Non-Gaussian distribution of collective operators in quantum spin chains

TL;DR

This paper investigates the full distribution of collective observables in quantum spin chains, revealing non-Gaussian behavior at criticality and demonstrating the potential for experimental measurement using light-matter interfaces.

Contribution

It shows how quantum fluctuations cause non-Gaussian distributions at critical points and demonstrates the collapse of scaled distributions across different system sizes.

Findings

Distributions become highly non-Gaussian at criticality.

Scaled distributions collapse across system sizes.

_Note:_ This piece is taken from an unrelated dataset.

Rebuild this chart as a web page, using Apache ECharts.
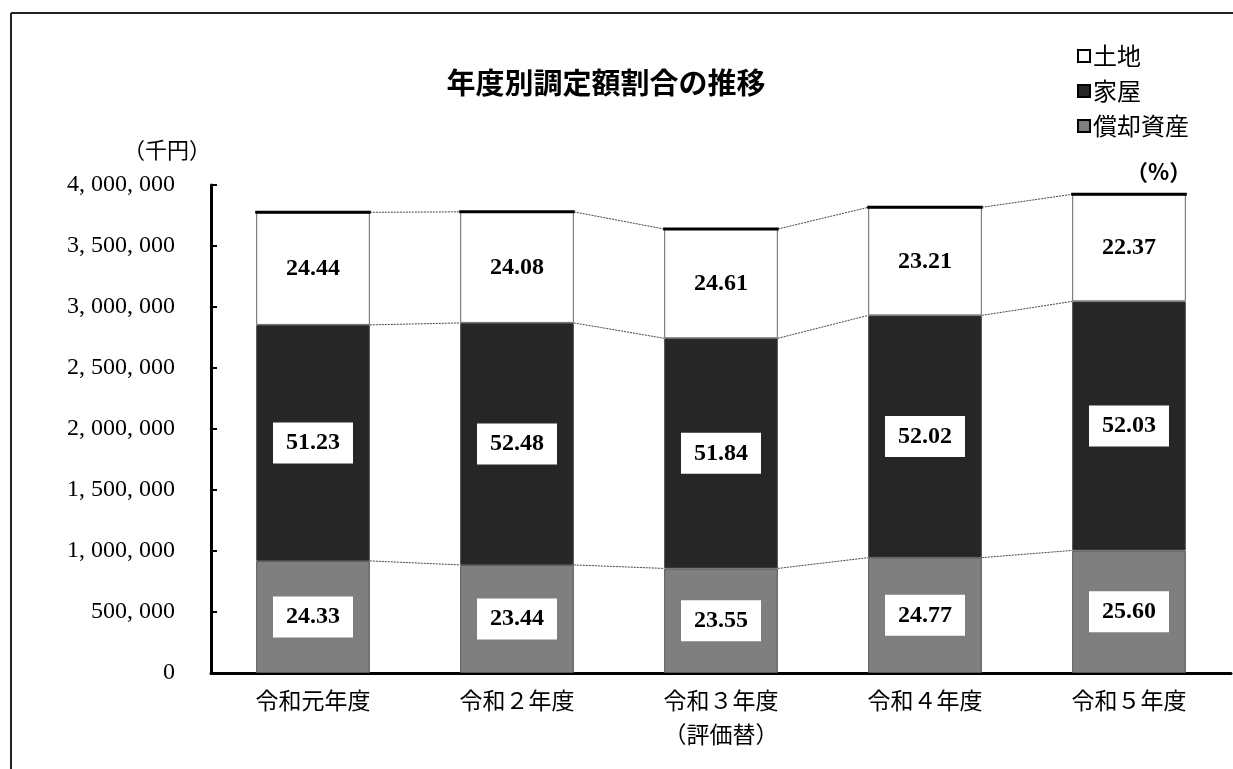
<!DOCTYPE html>
<html>
<head>
<meta charset="utf-8">
<script src="https://cdn.jsdelivr.net/npm/echarts@6/dist/echarts.min.js"></script>
<style>
html,body{margin:0;padding:0;background:#fff;}
#c{width:1233px;height:769px;}
</style>
</head>
<body>
<div id="c"></div>
<script>
// 単位：千円
const categories = ['令和元年度', '令和２年度', '令和３年度\n（評価替）', '令和４年度', '令和５年度'];
const seriesNames = ['土地', '家屋', '償却資産'];
const landValues = [922900, 910200, 895600, 885900, 877700];
const houseValues = [1934400, 1983700, 1886500, 1985600, 2041500];
const depreValues = [918700, 886000, 857000, 945500, 1004500];
const landPct = [24.44, 24.08, 24.61, 23.21, 22.37];
const housePct = [51.23, 52.48, 51.84, 52.02, 52.03];
const deprePct = [24.33, 23.44, 23.55, 24.77, 25.60];
const yMin = 0, yMax = 4000000, yInterval = 500000;

const CJK = "'Noto Sans CJK JP', sans-serif";
const NUM = "'Liberation Serif', serif";
const BAR_RATIO = 0.557;

const chart = echarts.init(document.getElementById('c'), null, {renderer: 'canvas'});

function fmtTick(v) {
  return String(v).replace(/\B(?=(\d{3})+(?!\d))/g, ', ');
}

function barLabel(pcts) {
  return {
    show: true,
    position: 'inside',
    formatter: p => pcts[p.dataIndex].toFixed(2),
    fontFamily: NUM,
    fontWeight: 'bold',
    fontSize: 24,
    color: '#000',
    backgroundColor: '#fff',
    padding: [9, 13, 8, 13]
  };
}

const levels = categories.map((c, i) => [
  depreValues[i],
  depreValues[i] + houseValues[i],
  depreValues[i] + houseValues[i] + landValues[i]
]);

const option = {
  animation: false,
  backgroundColor: '#fff',
  title: {
    text: '年度別調定額割合の推移',
    left: 601,
    top: 63,
    textAlign: 'center',
    textStyle: {fontFamily: CJK, fontSize: 29, fontWeight: 'bold', color: '#000'}
  },
  legend: {
    data: seriesNames,
    orient: 'vertical',
    left: 1072,
    top: 39,
    icon: 'rect',
    itemWidth: 12,
    itemHeight: 12,
    itemGap: 11,
    itemStyle: {borderColor: '#000', borderWidth: 2},
    textStyle: {fontFamily: CJK, fontSize: 24, color: '#000', padding: [0, 0, 0, -2]}
  },
  grid: {left: 211, right: 2, top: 185, bottom: 96, containLabel: false},
  xAxis: {
    type: 'category',
    data: categories,
    axisLine: {lineStyle: {color: '#000', width: 3}},
    axisTick: {inside: true, length: 6, lineStyle: {color: '#000', width: 2}},
    axisLabel: {fontFamily: CJK, fontSize: 23, color: '#000', margin: 10, lineHeight: 34}
  },
  yAxis: {
    type: 'value',
    min: yMin, max: yMax, interval: yInterval,
    splitLine: {show: false},
    axisLine: {show: true, lineStyle: {color: '#000', width: 3}},
    axisTick: {show: true, inside: true, length: 6, lineStyle: {color: '#000', width: 2}},
    axisLabel: {fontFamily: NUM, fontSize: 24, color: '#000', margin: 36, formatter: fmtTick}
  },
  series: [
    {
      name: '償却資産', type: 'bar', stack: 'total', barWidth: (BAR_RATIO * 100) + '%',
      data: depreValues,
      itemStyle: {color: '#7f7f7f', borderColor: '#555', borderWidth: 1},
      label: barLabel(deprePct)
    },
    {
      name: '家屋', type: 'bar', stack: 'total',
      data: houseValues,
      itemStyle: {color: '#262626', borderColor: '#444', borderWidth: 1},
      label: barLabel(housePct)
    },
    {
      name: '土地', type: 'bar', stack: 'total',
      data: landValues,
      itemStyle: {color: '#ffffff', borderColor: '#666', borderWidth: 1},
      label: barLabel(landPct)
    },
    {
      name: 'connectors', type: 'custom', z: 5, silent: true,
      data: categories.map((c, i) => [i, levels[i][2]]),
      encode: {x: 0, y: 1},
      renderItem: function (params, api) {
        const i = params.dataIndex;
        const hw = api.size([1, 0])[0] * BAR_RATIO / 2;
        const children = [];
        const top = api.coord([i, levels[i][2]]);
        children.push({
          type: 'line',
          shape: {x1: top[0] - hw - 1, y1: top[1], x2: top[0] + hw + 1, y2: top[1]},
          style: {stroke: '#000', lineWidth: 3}
        });
        if (i < categories.length - 1) {
          for (let k = 0; k < 3; k++) {
            const a = api.coord([i, levels[i][k]]);
            const b = api.coord([i + 1, levels[i + 1][k]]);
            children.push({
              type: 'line',
              shape: {x1: a[0] + hw, y1: a[1], x2: b[0] - hw, y2: b[1]},
              style: {stroke: '#444', lineWidth: 1, lineDash: [2, 1]}
            });
          }
        }
        return {type: 'group', children: children};
      }
    }
  ],
  graphic: [
    {type: 'line', shape: {x1: 11, y1: 13, x2: 1233, y2: 13}, style: {stroke: '#222', lineWidth: 2}},
    {type: 'line', shape: {x1: 11, y1: 13, x2: 11, y2: 769}, style: {stroke: '#222', lineWidth: 2}},
    {type: 'text', left: 123, top: 139, style: {text: '（千円）', font: "22px " + CJK, fill: '#000'}},
    {type: 'text', left: 1126, top: 161, style: {text: '（%）', font: "bold 22px " + CJK, fill: '#000'}}
  ]
};

chart.setOption(option);
</script>
</body>
</html>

Feasibility of experimental reconstruction using optical setups.

Abstract

We numerically analyse the behavior of the full distribution of collective observables in quantum spin chains. While most of previous studies of quantum critical phenomena are limited to the first moments, here we demonstrate how quantum fluctuations at criticality lead to highly non-Gaussian distributions thus violating the central limit theorem. Interestingly, we show that the distributions for different system sizes collapse after scaling on the same curve for a wide range of transitions: first and second order quantum transitions and transitions of the Berezinskii-Kosterlitz-Thouless type. We propose and carefully analyse the feasibility of an experimental reconstruction of the distribution using light-matter interfaces for atoms in optical lattices or in optical resonators.